#### Task:
Repeat the material exactly from its first line to the line that includes "(final) at (1975,960)". Skip pictures.

#### Available data:
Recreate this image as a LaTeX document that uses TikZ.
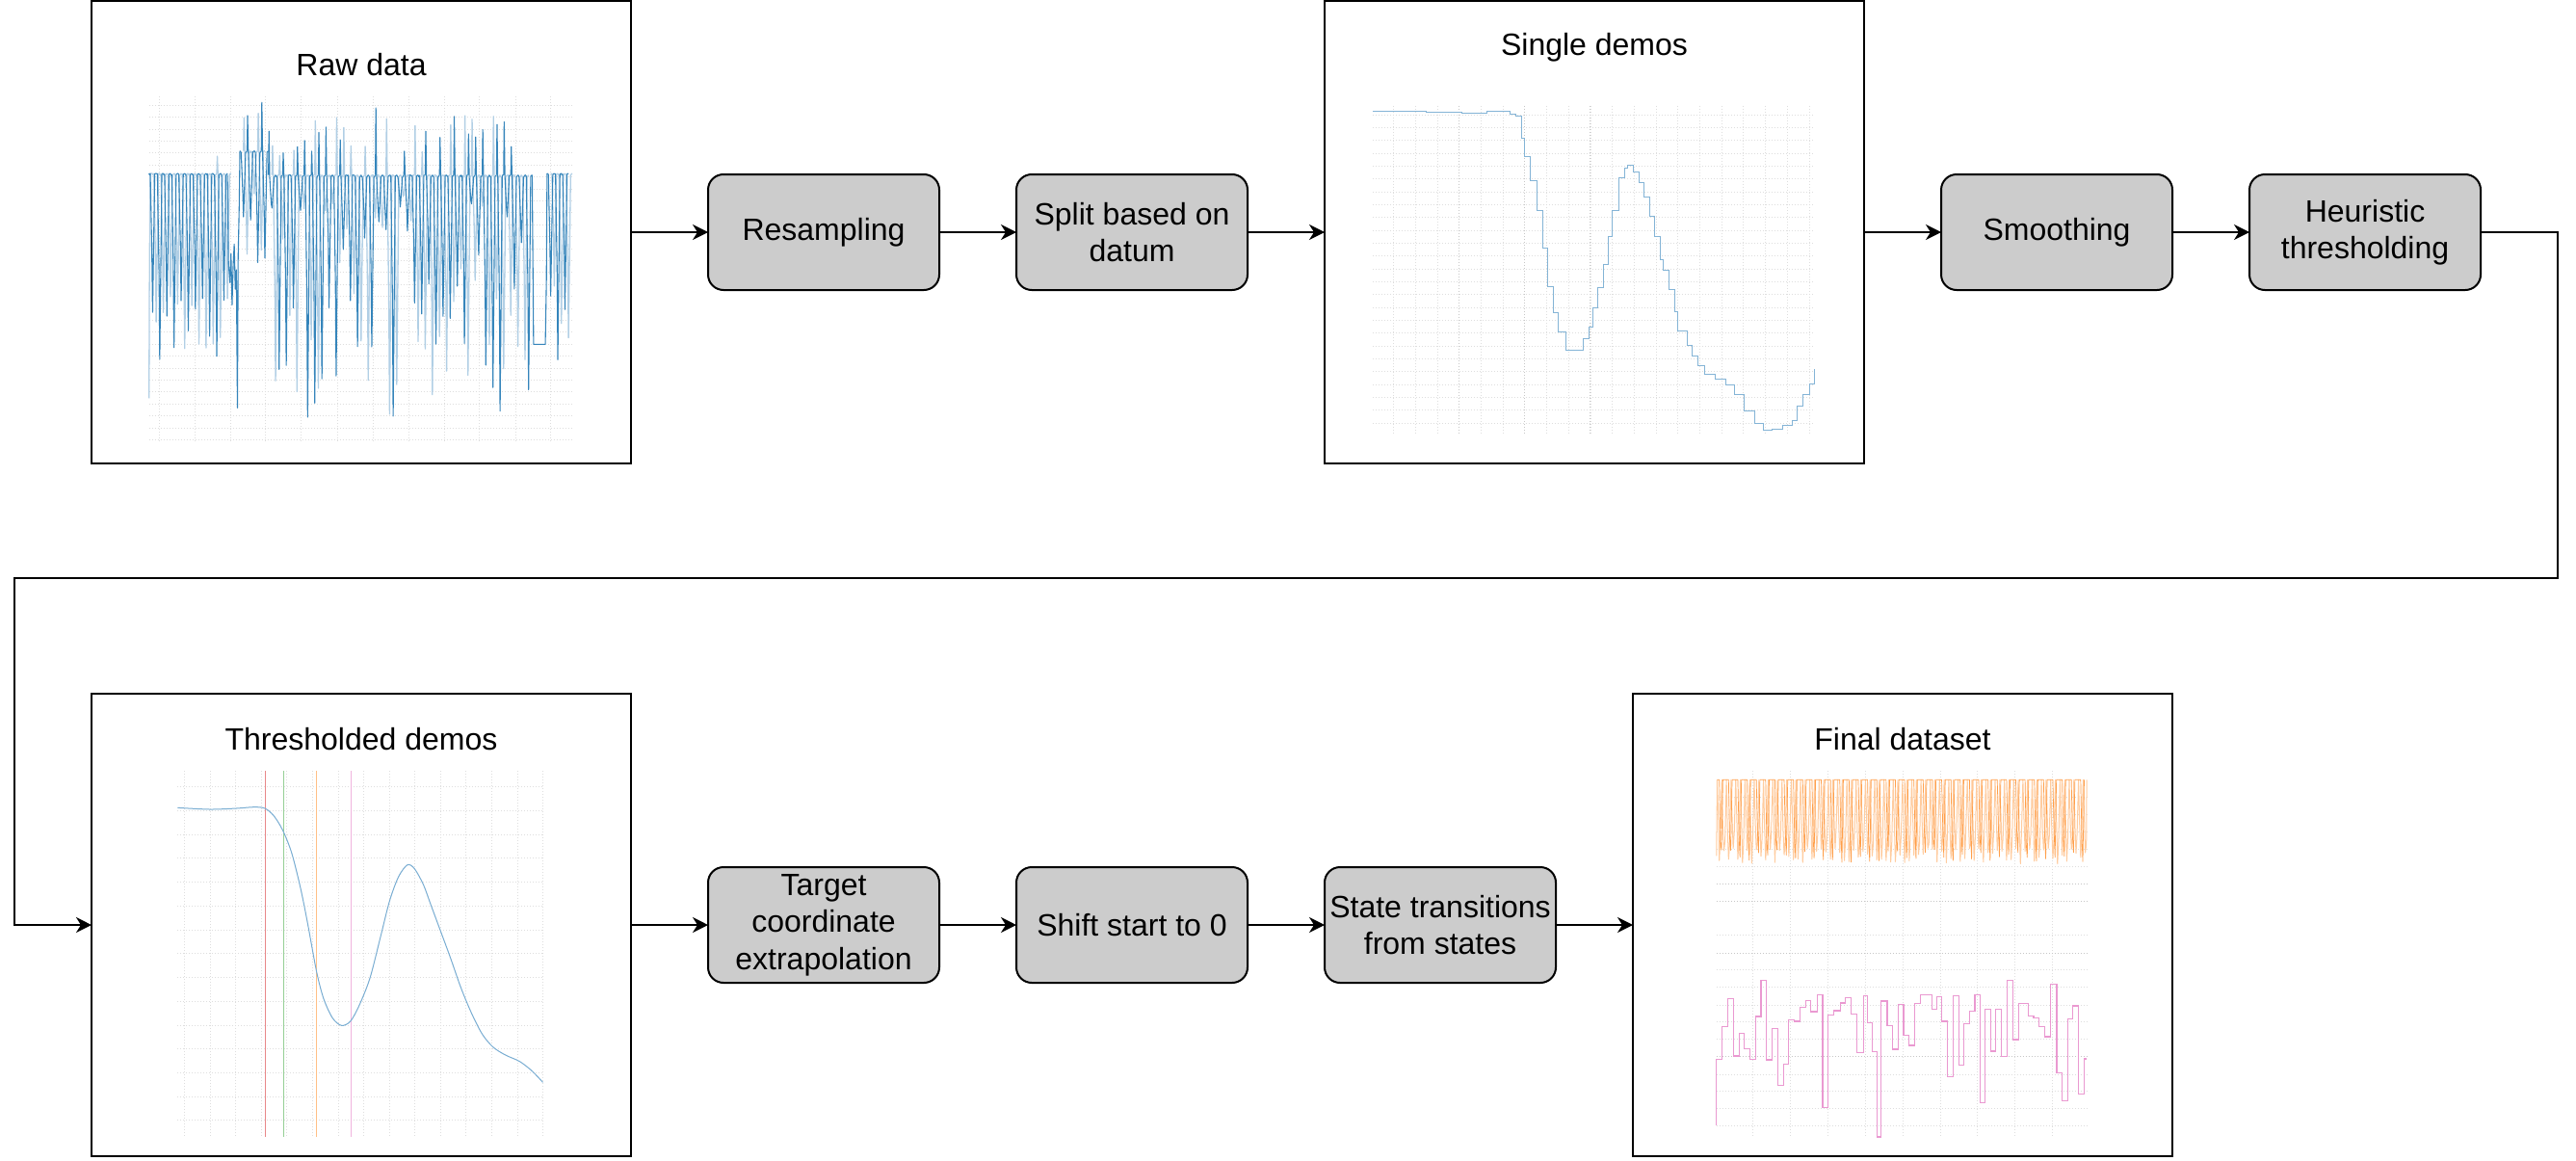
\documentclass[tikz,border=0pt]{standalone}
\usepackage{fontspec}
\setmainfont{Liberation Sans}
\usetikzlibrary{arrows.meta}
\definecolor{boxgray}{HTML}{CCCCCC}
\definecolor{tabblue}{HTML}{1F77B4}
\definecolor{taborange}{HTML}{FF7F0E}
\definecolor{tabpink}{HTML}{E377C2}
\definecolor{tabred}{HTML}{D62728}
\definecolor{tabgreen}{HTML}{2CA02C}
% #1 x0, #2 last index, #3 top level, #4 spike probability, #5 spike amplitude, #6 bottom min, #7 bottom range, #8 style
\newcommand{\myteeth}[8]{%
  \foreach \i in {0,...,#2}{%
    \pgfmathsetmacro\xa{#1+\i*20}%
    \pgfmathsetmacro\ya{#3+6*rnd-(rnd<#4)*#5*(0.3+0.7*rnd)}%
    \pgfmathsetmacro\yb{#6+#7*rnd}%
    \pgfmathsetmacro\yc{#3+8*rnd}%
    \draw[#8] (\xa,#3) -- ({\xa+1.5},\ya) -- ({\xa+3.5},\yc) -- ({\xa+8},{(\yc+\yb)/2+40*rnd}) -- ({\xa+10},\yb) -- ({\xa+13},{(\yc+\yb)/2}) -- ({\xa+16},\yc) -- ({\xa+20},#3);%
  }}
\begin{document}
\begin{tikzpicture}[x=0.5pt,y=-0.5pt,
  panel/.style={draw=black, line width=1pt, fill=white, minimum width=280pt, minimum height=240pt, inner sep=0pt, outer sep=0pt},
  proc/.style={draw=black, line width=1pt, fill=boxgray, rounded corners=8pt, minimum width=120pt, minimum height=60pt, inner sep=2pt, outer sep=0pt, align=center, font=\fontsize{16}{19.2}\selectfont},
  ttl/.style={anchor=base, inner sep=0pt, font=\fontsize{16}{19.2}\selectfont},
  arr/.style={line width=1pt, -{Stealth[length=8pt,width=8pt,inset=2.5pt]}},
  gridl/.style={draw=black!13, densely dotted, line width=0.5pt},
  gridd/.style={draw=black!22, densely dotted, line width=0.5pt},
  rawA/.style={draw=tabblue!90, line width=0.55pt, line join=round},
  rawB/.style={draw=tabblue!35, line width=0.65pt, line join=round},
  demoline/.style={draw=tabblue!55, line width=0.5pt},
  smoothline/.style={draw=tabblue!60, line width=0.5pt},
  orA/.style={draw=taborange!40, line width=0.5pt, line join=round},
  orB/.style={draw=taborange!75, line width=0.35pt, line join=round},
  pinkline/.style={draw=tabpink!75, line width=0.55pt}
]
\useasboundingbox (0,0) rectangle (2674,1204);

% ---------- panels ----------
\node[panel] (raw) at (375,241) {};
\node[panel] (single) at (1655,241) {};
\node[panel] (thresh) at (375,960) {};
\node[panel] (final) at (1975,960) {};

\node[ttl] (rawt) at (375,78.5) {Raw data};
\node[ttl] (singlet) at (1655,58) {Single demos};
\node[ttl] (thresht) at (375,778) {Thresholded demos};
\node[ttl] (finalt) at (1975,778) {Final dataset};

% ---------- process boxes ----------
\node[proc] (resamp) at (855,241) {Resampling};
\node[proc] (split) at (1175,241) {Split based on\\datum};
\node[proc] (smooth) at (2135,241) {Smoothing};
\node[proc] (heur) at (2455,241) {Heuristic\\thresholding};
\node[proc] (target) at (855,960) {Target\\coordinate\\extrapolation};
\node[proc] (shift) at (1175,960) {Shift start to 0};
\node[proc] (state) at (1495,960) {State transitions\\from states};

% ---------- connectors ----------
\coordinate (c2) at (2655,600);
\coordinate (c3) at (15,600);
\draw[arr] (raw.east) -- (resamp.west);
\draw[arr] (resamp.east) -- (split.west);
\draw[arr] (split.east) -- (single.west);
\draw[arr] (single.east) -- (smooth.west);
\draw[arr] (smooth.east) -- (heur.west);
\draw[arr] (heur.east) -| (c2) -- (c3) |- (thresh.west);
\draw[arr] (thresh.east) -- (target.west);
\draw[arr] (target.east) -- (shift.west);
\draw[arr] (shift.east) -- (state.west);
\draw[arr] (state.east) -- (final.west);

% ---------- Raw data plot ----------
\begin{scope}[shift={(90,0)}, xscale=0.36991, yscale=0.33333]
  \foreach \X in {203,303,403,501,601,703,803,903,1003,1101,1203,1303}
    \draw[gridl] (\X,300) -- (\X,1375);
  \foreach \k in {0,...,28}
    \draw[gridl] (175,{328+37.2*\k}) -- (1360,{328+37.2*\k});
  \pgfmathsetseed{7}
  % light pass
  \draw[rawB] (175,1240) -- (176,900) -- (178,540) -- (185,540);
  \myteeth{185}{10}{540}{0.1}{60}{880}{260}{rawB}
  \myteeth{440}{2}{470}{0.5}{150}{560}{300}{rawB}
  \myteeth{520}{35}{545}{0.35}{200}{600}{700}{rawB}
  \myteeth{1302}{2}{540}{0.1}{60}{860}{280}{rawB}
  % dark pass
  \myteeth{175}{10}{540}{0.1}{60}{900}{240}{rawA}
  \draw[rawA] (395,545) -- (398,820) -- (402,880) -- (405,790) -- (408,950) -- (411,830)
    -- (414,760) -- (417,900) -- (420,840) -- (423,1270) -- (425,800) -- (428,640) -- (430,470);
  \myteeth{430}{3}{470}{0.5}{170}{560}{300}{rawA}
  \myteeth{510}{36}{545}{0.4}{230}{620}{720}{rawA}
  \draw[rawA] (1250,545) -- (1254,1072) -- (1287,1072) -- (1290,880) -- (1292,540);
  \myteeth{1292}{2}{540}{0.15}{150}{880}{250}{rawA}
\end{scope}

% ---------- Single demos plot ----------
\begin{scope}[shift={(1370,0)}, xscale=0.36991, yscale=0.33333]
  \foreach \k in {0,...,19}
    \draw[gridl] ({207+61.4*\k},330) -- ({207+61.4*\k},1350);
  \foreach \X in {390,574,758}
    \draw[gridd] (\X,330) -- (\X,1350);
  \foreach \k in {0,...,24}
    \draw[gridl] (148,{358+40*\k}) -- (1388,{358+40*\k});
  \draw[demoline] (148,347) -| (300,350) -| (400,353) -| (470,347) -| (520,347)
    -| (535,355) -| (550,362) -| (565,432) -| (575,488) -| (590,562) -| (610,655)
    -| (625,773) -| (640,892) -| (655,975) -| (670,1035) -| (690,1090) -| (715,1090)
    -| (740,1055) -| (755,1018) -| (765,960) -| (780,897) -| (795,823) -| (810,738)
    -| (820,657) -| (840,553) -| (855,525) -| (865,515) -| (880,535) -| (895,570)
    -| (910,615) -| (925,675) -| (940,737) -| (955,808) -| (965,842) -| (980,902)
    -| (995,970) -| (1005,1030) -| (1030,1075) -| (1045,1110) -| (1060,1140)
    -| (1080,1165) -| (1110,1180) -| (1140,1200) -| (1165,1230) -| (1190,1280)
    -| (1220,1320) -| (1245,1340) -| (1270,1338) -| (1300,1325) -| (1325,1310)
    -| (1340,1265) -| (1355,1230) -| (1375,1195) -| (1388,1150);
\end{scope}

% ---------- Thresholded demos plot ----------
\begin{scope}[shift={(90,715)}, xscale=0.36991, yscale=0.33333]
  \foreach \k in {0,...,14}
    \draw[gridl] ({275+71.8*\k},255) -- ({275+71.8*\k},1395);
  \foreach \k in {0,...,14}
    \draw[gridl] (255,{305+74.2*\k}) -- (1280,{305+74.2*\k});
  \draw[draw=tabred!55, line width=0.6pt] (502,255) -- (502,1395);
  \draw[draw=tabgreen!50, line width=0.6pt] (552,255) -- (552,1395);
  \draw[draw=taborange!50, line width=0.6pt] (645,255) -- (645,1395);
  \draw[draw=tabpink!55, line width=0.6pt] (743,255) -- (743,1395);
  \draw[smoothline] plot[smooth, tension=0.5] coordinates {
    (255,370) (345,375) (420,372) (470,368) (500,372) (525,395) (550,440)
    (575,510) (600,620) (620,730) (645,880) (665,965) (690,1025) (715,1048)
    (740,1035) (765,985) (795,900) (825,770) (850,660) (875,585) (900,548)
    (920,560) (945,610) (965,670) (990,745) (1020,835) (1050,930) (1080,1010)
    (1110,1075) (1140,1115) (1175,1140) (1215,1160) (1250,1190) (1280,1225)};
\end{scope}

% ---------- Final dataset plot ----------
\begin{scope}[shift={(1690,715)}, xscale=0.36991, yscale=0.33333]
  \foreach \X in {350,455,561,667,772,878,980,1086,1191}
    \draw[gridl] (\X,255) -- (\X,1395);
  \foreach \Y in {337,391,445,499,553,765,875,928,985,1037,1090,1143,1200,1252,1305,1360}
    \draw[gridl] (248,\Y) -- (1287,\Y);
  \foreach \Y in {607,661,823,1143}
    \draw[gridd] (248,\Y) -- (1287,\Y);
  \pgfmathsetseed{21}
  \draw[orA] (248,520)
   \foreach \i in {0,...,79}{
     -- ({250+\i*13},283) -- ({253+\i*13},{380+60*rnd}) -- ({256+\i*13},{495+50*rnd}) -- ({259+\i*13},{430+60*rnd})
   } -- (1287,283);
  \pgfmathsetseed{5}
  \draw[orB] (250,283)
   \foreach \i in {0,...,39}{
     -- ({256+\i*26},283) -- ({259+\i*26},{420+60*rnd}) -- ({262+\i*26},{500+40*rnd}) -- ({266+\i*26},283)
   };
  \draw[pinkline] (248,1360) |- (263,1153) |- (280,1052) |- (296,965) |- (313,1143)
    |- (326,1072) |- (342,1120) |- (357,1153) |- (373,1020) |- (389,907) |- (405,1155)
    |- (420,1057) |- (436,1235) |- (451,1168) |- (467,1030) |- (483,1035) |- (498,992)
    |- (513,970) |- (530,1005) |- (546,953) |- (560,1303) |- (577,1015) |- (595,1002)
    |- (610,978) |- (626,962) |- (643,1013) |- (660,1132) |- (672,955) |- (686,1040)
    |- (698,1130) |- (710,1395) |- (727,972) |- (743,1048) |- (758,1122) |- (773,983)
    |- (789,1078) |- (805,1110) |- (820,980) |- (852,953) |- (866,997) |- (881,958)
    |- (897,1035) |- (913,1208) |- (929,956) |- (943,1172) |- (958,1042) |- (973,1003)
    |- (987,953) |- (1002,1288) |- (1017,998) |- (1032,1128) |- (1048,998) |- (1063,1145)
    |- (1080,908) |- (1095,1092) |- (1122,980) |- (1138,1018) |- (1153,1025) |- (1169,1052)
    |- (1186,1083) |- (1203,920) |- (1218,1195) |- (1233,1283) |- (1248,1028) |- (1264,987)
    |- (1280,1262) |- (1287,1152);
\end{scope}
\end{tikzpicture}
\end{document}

#### Solution to this exercise:
Recreate this image as a LaTeX document that uses TikZ.
\documentclass[tikz,border=0pt]{standalone}
\usepackage{fontspec}
\setmainfont{Liberation Sans}
\usetikzlibrary{arrows.meta}
\definecolor{boxgray}{HTML}{CCCCCC}
\definecolor{tabblue}{HTML}{1F77B4}
\definecolor{taborange}{HTML}{FF7F0E}
\definecolor{tabpink}{HTML}{E377C2}
\definecolor{tabred}{HTML}{D62728}
\definecolor{tabgreen}{HTML}{2CA02C}
% #1 x0, #2 last index, #3 top level, #4 spike probability, #5 spike amplitude, #6 bottom min, #7 bottom range, #8 style
\newcommand{\myteeth}[8]{%
  \foreach \i in {0,...,#2}{%
    \pgfmathsetmacro\xa{#1+\i*20}%
    \pgfmathsetmacro\ya{#3+6*rnd-(rnd<#4)*#5*(0.3+0.7*rnd)}%
    \pgfmathsetmacro\yb{#6+#7*rnd}%
    \pgfmathsetmacro\yc{#3+8*rnd}%
    \draw[#8] (\xa,#3) -- ({\xa+1.5},\ya) -- ({\xa+3.5},\yc) -- ({\xa+8},{(\yc+\yb)/2+40*rnd}) -- ({\xa+10},\yb) -- ({\xa+13},{(\yc+\yb)/2}) -- ({\xa+16},\yc) -- ({\xa+20},#3);%
  }}
\begin{document}
\begin{tikzpicture}[x=0.5pt,y=-0.5pt,
  panel/.style={draw=black, line width=1pt, fill=white, minimum width=280pt, minimum height=240pt, inner sep=0pt, outer sep=0pt},
  proc/.style={draw=black, line width=1pt, fill=boxgray, rounded corners=8pt, minimum width=120pt, minimum height=60pt, inner sep=2pt, outer sep=0pt, align=center, font=\fontsize{16}{19.2}\selectfont},
  ttl/.style={anchor=base, inner sep=0pt, font=\fontsize{16}{19.2}\selectfont},
  arr/.style={line width=1pt, -{Stealth[length=8pt,width=8pt,inset=2.5pt]}},
  gridl/.style={draw=black!13, densely dotted, line width=0.5pt},
  gridd/.style={draw=black!22, densely dotted, line width=0.5pt},
  rawA/.style={draw=tabblue!90, line width=0.55pt, line join=round},
  rawB/.style={draw=tabblue!35, line width=0.65pt, line join=round},
  demoline/.style={draw=tabblue!55, line width=0.5pt},
  smoothline/.style={draw=tabblue!60, line width=0.5pt},
  orA/.style={draw=taborange!40, line width=0.5pt, line join=round},
  orB/.style={draw=taborange!75, line width=0.35pt, line join=round},
  pinkline/.style={draw=tabpink!75, line width=0.55pt}
]
\useasboundingbox (0,0) rectangle (2674,1204);

% ---------- panels ----------
\node[panel] (raw) at (375,241) {};
\node[panel] (single) at (1655,241) {};
\node[panel] (thresh) at (375,960) {};
\node[panel] (final) at (1975,960) {};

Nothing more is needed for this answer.